As seen above, as the degree of the Taylor approximation increases, the range in which the polynomial represents the true function accurately increases. This particular Taylor series is centered at a=0 and is also known as the Maclaurin series; Taylor series approximations at other points can be shown by changing `center` in the code above to a different value.

## Section 3.3.3: Optimization by Gradient Descent

There are various ways to optimize a continuous function to find a potential minimization; one such method is gradient descent, where a local minimum of a function is determined by following its gradient until a still point (the local minimum) is reached. This is also known as steepest descent, and a method to compute local minima can be implemented using Scipy and Numpy:

In [None]:
### Excerpt from own work in MAT 423: Numerical Analysis I
### Method of steepest descent to find a local minimum of a function

import numpy as np
import scipy as sp

def steepest_descent_2(f, grad, x0, N=100, tol=1e-5):
    '''Steepest descent method for a function of two variables'''

    x = x0

    for k in range(N):
        u = grad(x[0], x[1])
        if np.linalg.norm(u) < tol:
            break
        g = lambda t: f(x[0] - t*u[0], x[1] - t*u[1])
        t = sp.optimize.minimize_scalar(g, bounds=(0, 1), method='bounded').x
        x = x - t*u

    return x, k

if __name__ == '__main__':
    f = lambda x1, x2: np.sin(x1) + np.cos(x2)
    grad = lambda x1, x2: np.array([np.cos(x1), -np.sin(x2)])

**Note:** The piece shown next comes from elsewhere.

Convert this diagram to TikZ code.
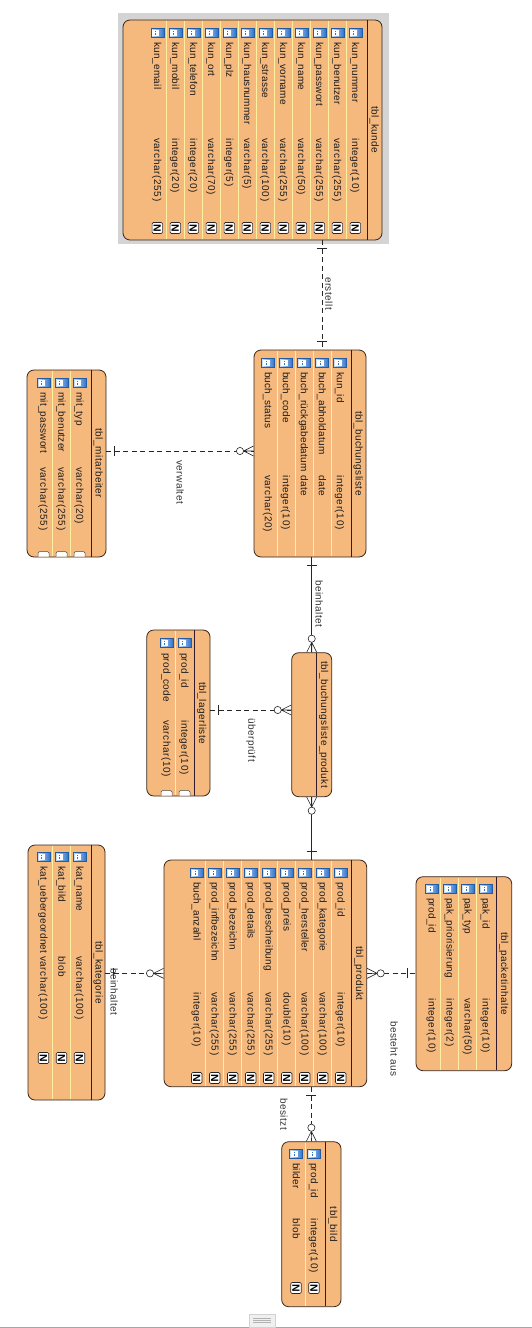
\documentclass[tikz,border=0pt]{standalone}
\usepackage{fontspec}
\newfontfamily\erfontN[LetterSpace=2]{Liberation Sans}
\newfontfamily\erfontT[LetterSpace=6]{Liberation Sans}
\newfontfamily\erfontL[LetterSpace=4.5]{Liberation Sans}
\newfontfamily\erfontB{Liberation Sans}
\definecolor{boxfill}{RGB}{245,184,125}
\definecolor{boxedge}{RGB}{55,38,30}
\definecolor{ttlline}{RGB}{50,25,45}
\definecolor{rowsep}{RGB}{255,240,160}
\definecolor{icolight}{RGB}{205,228,250}
\definecolor{icodark}{RGB}{45,115,205}
\definecolor{txt}{RGB}{28,28,28}
\definecolor{bggray}{RGB}{212,212,212}
\tikzset{
 tblbox/.style={draw=boxedge, fill=boxfill, rounded corners=7pt, line width=0.8pt, inner sep=0},
 ertext/.style={text=txt, rotate=-90, inner sep=0},
 fld/.style={ertext, anchor=base west, font=\erfontN\fontsize{10}{12}\selectfont},
 typ/.style={ertext, anchor=base west, font=\erfontT\fontsize{10}{12}\selectfont},
 ttl/.style={ertext, anchor=base, font=\erfontL\fontsize{10}{12}\selectfont},
 lbl/.style={ertext, anchor=base west, text=black!80, font=\erfontL\fontsize{10}{12}\selectfont},
 rowsepline/.style={draw=rowsep, line width=0.7pt},
 ttlsep/.style={draw=ttlline, line width=0.8pt},
 nmark/.style={draw=black!85, fill=white, rounded corners=1.3pt, minimum width=11pt, minimum height=10.5pt, inner sep=0, rotate=-90, line width=0.6pt, font=\erfontB\bfseries\fontsize{10.5}{10}\selectfont},
 conn/.style={draw=black!85, line width=0.6pt},
 dconn/.style={conn, dash pattern=on 5pt off 3.5pt},
 zmany/.pic={\draw[conn] (0,-5) -- (10,0) -- (0,5) (0,0) -- (10,0); \draw[conn, fill=white] (13.6,0) circle (3.6pt);},
 onemark/.pic={\draw[conn] (8,-5) -- (8,5);},
}
% #1 name, #2 x center, #3 icon top, #4 name y, #5 name, #6 type y, #7 type
\newcommand\ERrow[7]{%
 \draw[draw=icodark!80!black, line width=0.4pt, left color=icolight, right color=icodark] (#2-6.5,#3) rectangle (#2+6.5,#3+9.5);
 \fill[white] (#2-5,#3+1.8) rectangle (#2+1.5,#3+7.7);
 \foreach \k in {0,1,2} \fill[icodark] (#2-2.2,#3+2.6+\k*1.9) rectangle (#2-1.2,#3+3.5+\k*1.9);
 \node[fld] (#1-n) at (#2-3.2,#4) {#5};
 \node[typ] (#1-t) at (#2-3.2,#6) {#7};
}
\newcommand\ERcut[2]{%
 \filldraw[fill=white, draw=black!70, line width=0.5pt, rounded corners=1.5pt] (#1-5.5,#2-0.4) -- (#1-5.5,#2-5.5) -- (#1+5.5,#2-5.5) -- (#1+5.5,#2-0.4);
}
\begin{document}
\begin{tikzpicture}[x=1pt,y=-1pt]
\useasboundingbox (0,0) rectangle (532,1328);

% ---------- tbl_kunde ----------
\fill[bggray] (118,13) rectangle (389,244);
\node[tblbox, minimum width=259pt, minimum height=220pt] (kunde) at (252.5,130) {};
\foreach \s in {0,...,10} \draw[rowsepline] (166.3+18*\s,20.8) -- (166.3+18*\s,239.2);
\draw[ttlsep] (367,20.4) -- (367,239.6);
\node[ttl] (kunde-ttl) at (371.5,130) {tbl\_kunde};
\ERrow{k1}{355.3}{28}{42}{kun\_nummer}{138}{integer(10)}
\ERrow{k2}{337.3}{28}{42}{kun\_benutzer}{138}{varchar(255)}
\ERrow{k3}{319.3}{28}{42}{kun\_passwort}{138}{varchar(255)}
\ERrow{k4}{301.3}{28}{42}{kun\_name}{138}{varchar(50)}
\ERrow{k5}{283.3}{28}{42}{kun\_vorname}{138}{varchar(255)}
\ERrow{k6}{265.3}{28}{42}{kun\_strasse}{138}{varchar(100)}
\ERrow{k7}{247.3}{28}{42}{kun\_hausnummer}{138}{varchar(5)}
\ERrow{k8}{229.3}{28}{42}{kun\_plz}{138}{integer(5)}
\ERrow{k9}{211.3}{28}{42}{kun\_ort}{138}{varchar(70)}
\ERrow{k10}{193.3}{28}{42}{kun\_telefon}{138}{integer(20)}
\ERrow{k11}{175.3}{28}{42}{kun\_mobil}{138}{integer(20)}
\ERrow{k12}{157.3}{28}{42}{kun\_email}{138}{varchar(255)}
\foreach \r in {1,...,12} \node[nmark] (kN\r) at (373.3-18*\r,228) {N};

% ---------- tbl_buchungsliste ----------
\node[tblbox, minimum width=112pt, minimum height=207pt] (buch) at (310,453.5) {};
\foreach \s in {277,295,313,331} \draw[rowsepline] (\s,350.8) -- (\s,556.2);
\draw[ttlsep] (351,350.4) -- (351,556.6);
\node[ttl] (buch-ttl) at (355.5,453.5) {tbl\_buchungsliste};
\ERrow{b1}{340}{358}{372}{kun\_id}{475}{integer(10)}
\ERrow{b2}{322}{358}{372}{buch\_abholdatum}{475}{date}
\ERrow{b3}{304}{358}{372}{buch\_rückgabedatum}{475}{date}
\ERrow{b4}{286}{358}{372}{buch\_code}{475}{integer(10)}
\ERrow{b5}{268}{358}{372}{buch\_status}{475}{varchar(20)}

% ---------- tbl_mitarbeiter ----------
\node[tblbox, minimum width=79pt, minimum height=187pt] (mit) at (66.5,463.5) {};
\foreach \s in {52.5,70.5} \draw[rowsepline] (\s,370.8) -- (\s,556.2);
\draw[ttlsep] (91,370.4) -- (91,556.6);
\node[ttl] (mit-ttl) at (95.5,463.5) {tbl\_mitarbeiter};
\ERrow{m1}{79.5}{378}{392}{mit\_typ}{467}{varchar(20)}
\ERrow{m2}{61.5}{378}{392}{mit\_benutzer}{467}{varchar(255)}
\ERrow{m3}{43.5}{378}{392}{mit\_passwort}{467}{varchar(255)}
\ERcut{79.5}{557}\ERcut{61.5}{557}\ERcut{43.5}{557}

% ---------- tbl_lagerliste ----------
\node[tblbox, minimum width=63.3pt, minimum height=166pt] (lager) at (178.4,713) {};
\draw[rowsepline] (175.5,630.8) -- (175.5,795.2);
\draw[ttlsep] (194.3,630.4) -- (194.3,795.6);
\node[ttl] (lager-ttl) at (199.2,713) {tbl\_lagerliste};
\ERrow{l1}{184.5}{638}{653}{prod\_id}{720}{integer(10)}
\ERrow{l2}{166.5}{638}{653}{prod\_code}{720}{varchar(10)}
\ERcut{184.5}{796}\ERcut{166.5}{796}

% ---------- tbl_buchungsliste_produkt ----------
\node[tblbox, minimum width=40pt, minimum height=144pt] (bp) at (311.7,724.7) {};
\draw[ttlsep] (316.7,653.1) -- (316.7,796.3);
\node[ttl] (bp-ttl) at (321.2,724.7) {tbl\_buchungsliste\_produkt};

% ---------- tbl_produkt ----------
\node[tblbox, minimum width=202.7pt, minimum height=226.7pt] (prod) at (265.35,973.35) {};
\foreach \s in {0,...,7} \draw[rowsepline] (205.7+18*\s,860.8) -- (205.7+18*\s,1085.9);
\draw[ttlsep] (351.7,860.4) -- (351.7,1086.3);
\node[ttl] (prod-ttl) at (356.2,973.35) {tbl\_produkt};
\ERrow{p1}{340.7}{868}{882}{prod\_id}{992}{integer(10)}
\ERrow{p2}{322.7}{868}{882}{prod\_kategorie}{992}{varchar(100)}
\ERrow{p3}{304.7}{868}{882}{prod\_hersteller}{992}{varchar(100)}
\ERrow{p4}{286.7}{868}{882}{prod\_preis}{992}{double(10)}
\ERrow{p5}{268.7}{868}{882}{prod\_beschreibung}{992}{varchar(255)}
\ERrow{p6}{250.7}{868}{882}{prod\_details}{992}{varchar(255)}
\ERrow{p7}{232.7}{868}{882}{prod\_bezeichn}{992}{varchar(255)}
\ERrow{p8}{214.7}{868}{882}{prod\_infbezeichn}{992}{varchar(255)}
\ERrow{p9}{196.7}{868}{882}{buch\_anzahl}{992}{integer(10)}
\foreach \r in {1,...,9} \node[nmark] (pN\r) at (358.7-18*\r,1078) {N};

% ---------- tbl_kategorie ----------
\node[tblbox, minimum width=77pt, minimum height=255pt] (kat) at (66.5,972.5) {};
\foreach \s in {52.5,70.5} \draw[rowsepline] (\s,845.8) -- (\s,1099.2);
\draw[ttlsep] (91,845.4) -- (91,1099.6);
\node[ttl] (kat-ttl) at (95.5,972.5) {tbl\_kategorie};
\ERrow{c1}{79.5}{852}{866}{kat\_name}{956}{varchar(100)}
\ERrow{c2}{61.5}{852}{866}{kat\_bild}{956}{blob}
\ERrow{c3}{43.5}{852}{866}{kat\_uebergeordnet}{956}{varchar(100)}
\foreach \r/\x in {1/79.5,2/61.5,3/43.5} \node[nmark] (cN\r) at (\x,1058) {N};

% ---------- tbl_packetinhalte ----------
\node[tblbox, minimum width=95.7pt, minimum height=194pt] (pak) at (463.85,973.7) {};
\foreach \s in {440.7,458.7,476.7} \draw[rowsepline] (\s,877.5) -- (\s,1069.9);
\draw[ttlsep] (496.7,877.1) -- (496.7,1070.3);
\node[ttl] (pak-ttl) at (501.2,973.7) {tbl\_packetinhalte};
\ERrow{a1}{485.7}{884}{898}{pak\_id}{998}{integer(10)}
\ERrow{a2}{467.7}{884}{898}{pak\_typ}{998}{varchar(50)}
\ERrow{a3}{449.7}{884}{898}{pak\_priorisierung}{998}{integer(2)}
\ERrow{a4}{431.7}{884}{898}{prod\_id}{998}{integer(10)}

% ---------- tbl_bild ----------
\node[tblbox, minimum width=59.3pt, minimum height=165pt] (bild) at (311.35,1224.2) {};
\draw[rowsepline] (305,1142.5) -- (305,1305.9);
\draw[ttlsep] (325,1142.1) -- (325,1306.3);
\node[ttl] (bild-ttl) at (330,1224.2) {tbl\_bild};
\ERrow{i1}{314}{1149}{1163}{prod\_id}{1218}{integer(10)}
\ERrow{i2}{296}{1149}{1163}{bilder}{1218}{blob}
\foreach \r/\x in {1/314,2/296} \node[nmark] (iN\r) at (\x,1288) {N};

% ---------- connectors ----------
\coordinate (cxA) at (322.3,0);
\coordinate (cyA) at (0,451);
\coordinate (cyB) at (0,710);
% erstellt
\draw[dconn] (kunde.south -| cxA) -- (buch.north -| cxA);
\pic[rotate=-90] at (kunde.south -| cxA) {onemark};
\pic[rotate=90] at (buch.north -| cxA) {onemark};
\node[lbl] (l-erstellt) at (325.3,277) {erstellt};
% verwaltet
\draw[dconn] (mit.east |- cyA) -- (buch.west |- cyA);
\pic at (mit.east |- cyA) {onemark};
\pic[rotate=180] at (buch.west |- cyA) {zmany};
\node[lbl] (l-verwaltet) at (176.5,460) {verwaltet};
% beinhaltet (buchungsliste - buchungsliste_produkt)
\draw[conn] (buch.south -| bp.north) -- (bp.north);
\pic[rotate=-90] at (buch.south -| bp.north) {onemark};
\pic[rotate=90] at (bp.north) {zmany};
\node[lbl] (l-beinhaltet1) at (315.5,580) {beinhaltet};
% ueberprueft
\draw[dconn] (lager.east |- cyB) -- (bp.west |- cyB);
\pic at (lager.east |- cyB) {onemark};
\pic[rotate=180] at (bp.west |- cyB) {zmany};
\node[lbl] (l-ueberprueft) at (248.3,718) {überprüft};
% buchungsliste_produkt - produkt
\draw[conn] (bp.south) -- (prod.north -| bp.south);
\pic[rotate=-90] at (bp.south) {zmany};
\pic[rotate=90] at (prod.north -| bp.south) {onemark};
% beinhaltet (kategorie - produkt)
\draw[dconn] (kat.east |- prod.west) -- (prod.west);
\pic at (kat.east |- prod.west) {onemark};
\pic[rotate=180] at (prod.west) {zmany};
\node[lbl] (l-beinhaltet2) at (110.5,968) {beinhaltet};
% besteht aus
\draw[dconn] (prod.east) -- (pak.west |- prod.east);
\pic at (prod.east) {zmany};
\pic[rotate=180] at (pak.west |- prod.east) {onemark};
\node[lbl] (l-besteht) at (390.5,1021) {besteht aus};
% besitzt
\draw[dconn] (prod.south -| bild.north) -- (bild.north);
\pic[rotate=-90] at (prod.south -| bild.north) {onemark};
\pic[rotate=90] at (bild.north) {zmany};
\node[lbl] (l-besitzt) at (280.3,1098) {besitzt};

% ---------- bottom bar ----------
\draw[draw=gray!70, line width=1pt] (0,1327.4) -- (532,1327.4);
\filldraw[fill=gray!12, draw=gray!35, line width=0.5pt] (249,1314) rectangle (275,1327);
\foreach \yy in {1318.2,1320.4,1322.6} \draw[draw=gray!60, line width=0.5pt] (253,\yy) -- (271,\yy);
\end{tikzpicture}
\end{document}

    x0 = np.array([-1, 1]) # guess

    x, n = steepest_descent_2(f, grad, x0)

    print('Steepest Descent (k = %d)' % n)
    print('x1         x2')
    print('%.8f %.8f' % (x[0], x[1]))

As a bonus, the code here can also be adjusted to find a local maximum: by negating the output of `f` within the declaration of `g` and adding `t*u` instead of subtracting (`g = lambda t: -f(x[0] + t*u[0], x[1] + t*u[1])`, `x = x + t*u`), the algorithm will instead perform steepest ascent optimization.